◆ **AIM OF THE TASK**: Your task is to output the listing word for word, with pictures excluded.
** start of ENTRIES PROVIDED **
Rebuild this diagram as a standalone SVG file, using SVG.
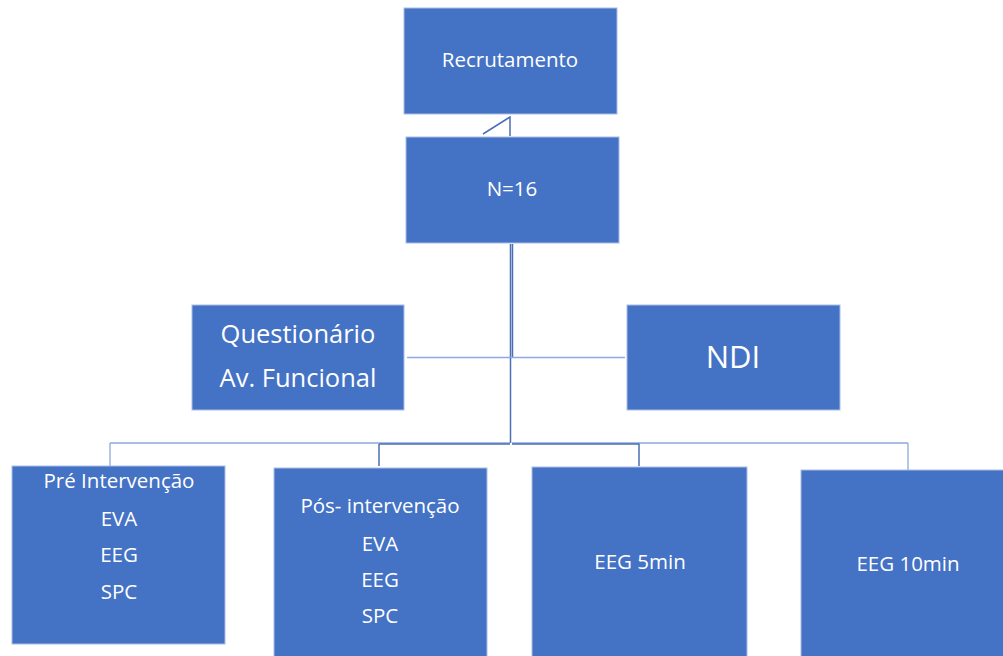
<svg xmlns="http://www.w3.org/2000/svg" width="1003" height="656" viewBox="0 0 1003 656">
<style>
.box{fill:#4472C4;stroke:#A9BEE6;stroke-width:1}
.t{fill:#FFFFFF;font-family:"Open Sans","Noto Sans","Liberation Sans",sans-serif;text-anchor:middle}
.c{fill:none;stroke:#4A6FB5;stroke-width:1.5}
.cl{fill:none;stroke:#8EA9DB;stroke-width:1.3}
</style>
<rect width="1003" height="656" fill="#FFFFFF"/>
<g id="connectors">
<path class="c" d="M483,134 L510,117 L510,136"/>
<path class="c" d="M510.5,244 L510.5,358 M512.5,244 L512.5,358"/>
<path class="cl" d="M407,357.5 L625,357.5"/>
<path class="c" d="M510.5,358 L510.5,443"/>
<path class="cl" d="M110,443 L510,443 M512,443 L908,443"/>
<path class="cl" d="M110,443 L110,466"/>
<path class="c" d="M379,444 L510,444 M379,444 L379,466"/>
<path class="c" d="M512,444 L639,444 L639,466"/>
<path class="cl" d="M908,443 L908,470"/>
</g>
<g id="recrutamento">
<rect class="box" x="404" y="8" width="213" height="106"/>
<text class="t" x="510" y="67" font-size="20.5">Recrutamento</text>
</g>
<g id="n16">
<rect class="box" x="406" y="137" width="213" height="106"/>
<text class="t" x="512" y="196" font-size="20.5">N=16</text>
</g>
<g id="questionario">
<rect class="box" x="192" y="305" width="212" height="105"/>
<text class="t" x="298" y="343" font-size="25.5">Questionário</text>
<text class="t" x="298" y="387" font-size="25.5">Av. Funcional</text>
</g>
<g id="ndi">
<rect class="box" x="627" y="305" width="213" height="105"/>
<text class="t" x="733" y="368" font-size="31">NDI</text>
</g>
<g id="pre">
<rect class="box" x="12" y="466" width="213" height="178"/>
<text class="t" x="119" y="488" font-size="20.5">Pré Intervenção</text>
<text class="t" x="119" y="526" font-size="20.5">EVA</text>
<text class="t" x="119" y="562" font-size="20.5">EEG</text>
<text class="t" x="119" y="599" font-size="20.5">SPC</text>
</g>
<g id="pos">
<rect class="box" x="274" y="468" width="213" height="200"/>
<text class="t" x="380" y="513" font-size="20.5">Pós- intervenção</text>
<text class="t" x="380" y="551" font-size="20.5">EVA</text>
<text class="t" x="380" y="587" font-size="20.5">EEG</text>
<text class="t" x="380" y="623" font-size="20.5">SPC</text>
</g>
<g id="eeg5">
<rect class="box" x="532" y="467" width="215" height="200"/>
<text class="t" x="640" y="569" font-size="20.5">EEG 5min</text>
</g>
<g id="eeg10">
<rect class="box" x="801" y="470" width="215" height="200"/>
<text class="t" x="908" y="571" font-size="20.5">EEG 10min</text>
</g>
</svg>
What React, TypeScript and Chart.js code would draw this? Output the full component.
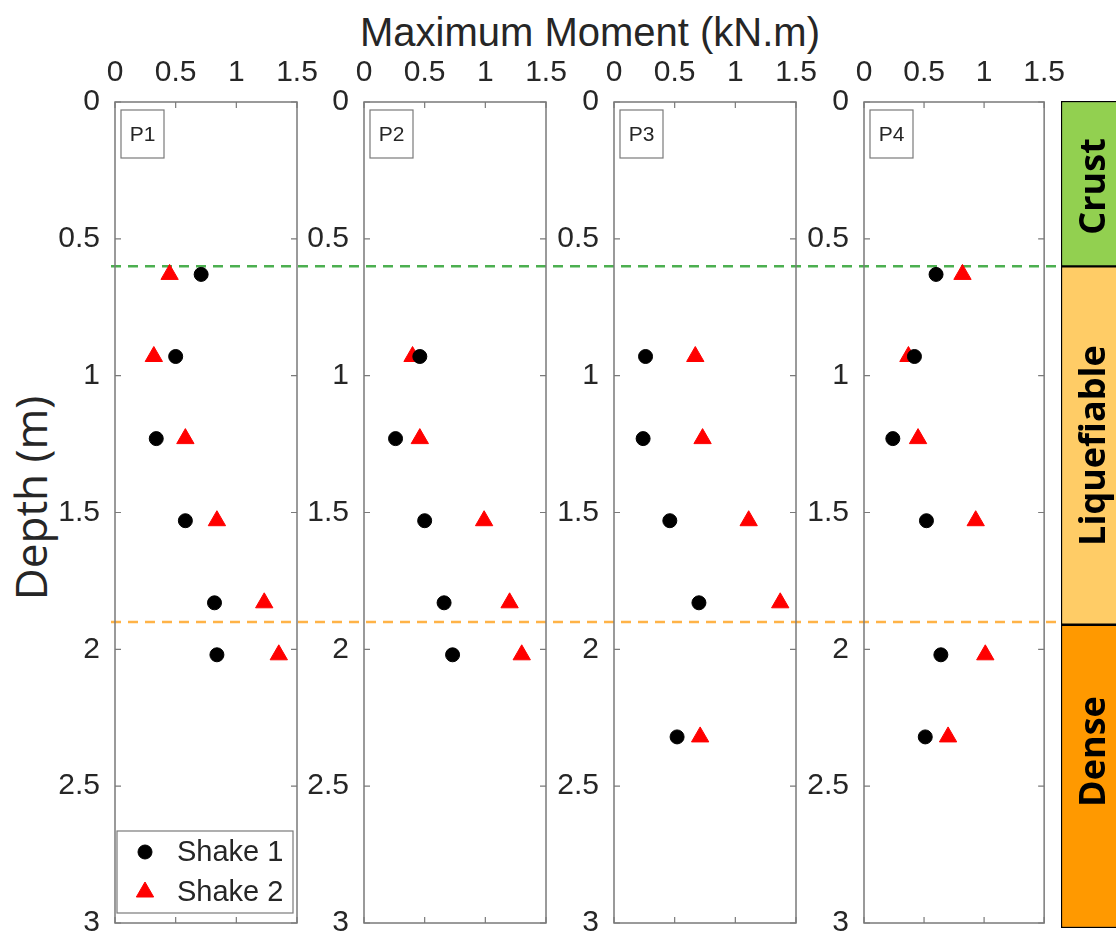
** end of ENTRIES PROVIDED **
◆ **RESULT BELOW**:
Rebuild this diagram as a standalone SVG file, using SVG.
<svg xmlns="http://www.w3.org/2000/svg" width="1003" height="656" viewBox="0 0 1003 656">
<style>
.box{fill:#4472C4;stroke:#A9BEE6;stroke-width:1}
.t{fill:#FFFFFF;font-family:"Open Sans","Noto Sans","Liberation Sans",sans-serif;text-anchor:middle}
.c{fill:none;stroke:#4A6FB5;stroke-width:1.5}
.cl{fill:none;stroke:#8EA9DB;stroke-width:1.3}
</style>
<rect width="1003" height="656" fill="#FFFFFF"/>
<g id="connectors">
<path class="c" d="M483,134 L510,117 L510,136"/>
<path class="c" d="M510.5,244 L510.5,358 M512.5,244 L512.5,358"/>
<path class="cl" d="M407,357.5 L625,357.5"/>
<path class="c" d="M510.5,358 L510.5,443"/>
<path class="cl" d="M110,443 L510,443 M512,443 L908,443"/>
<path class="cl" d="M110,443 L110,466"/>
<path class="c" d="M379,444 L510,444 M379,444 L379,466"/>
<path class="c" d="M512,444 L639,444 L639,466"/>
<path class="cl" d="M908,443 L908,470"/>
</g>
<g id="recrutamento">
<rect class="box" x="404" y="8" width="213" height="106"/>
<text class="t" x="510" y="67" font-size="20.5">Recrutamento</text>
</g>
<g id="n16">
<rect class="box" x="406" y="137" width="213" height="106"/>
<text class="t" x="512" y="196" font-size="20.5">N=16</text>
</g>
<g id="questionario">
<rect class="box" x="192" y="305" width="212" height="105"/>
<text class="t" x="298" y="343" font-size="25.5">Questionário</text>
<text class="t" x="298" y="387" font-size="25.5">Av. Funcional</text>
</g>
<g id="ndi">
<rect class="box" x="627" y="305" width="213" height="105"/>
<text class="t" x="733" y="368" font-size="31">NDI</text>
</g>
<g id="pre">
<rect class="box" x="12" y="466" width="213" height="178"/>
<text class="t" x="119" y="488" font-size="20.5">Pré Intervenção</text>
<text class="t" x="119" y="526" font-size="20.5">EVA</text>
<text class="t" x="119" y="562" font-size="20.5">EEG</text>
<text class="t" x="119" y="599" font-size="20.5">SPC</text>
</g>
<g id="pos">
<rect class="box" x="274" y="468" width="213" height="200"/>
<text class="t" x="380" y="513" font-size="20.5">Pós- intervenção</text>
<text class="t" x="380" y="551" font-size="20.5">EVA</text>
<text class="t" x="380" y="587" font-size="20.5">EEG</text>
<text class="t" x="380" y="623" font-size="20.5">SPC</text>
</g>
<g id="eeg5">
<rect class="box" x="532" y="467" width="215" height="200"/>
<text class="t" x="640" y="569" font-size="20.5">EEG 5min</text>
</g>
<g id="eeg10">
<rect class="box" x="801" y="470" width="215" height="200"/>
<text class="t" x="908" y="571" font-size="20.5">EEG 10min</text>
</g>
</svg>
What React, TypeScript and Chart.js code would draw this? Output the full component.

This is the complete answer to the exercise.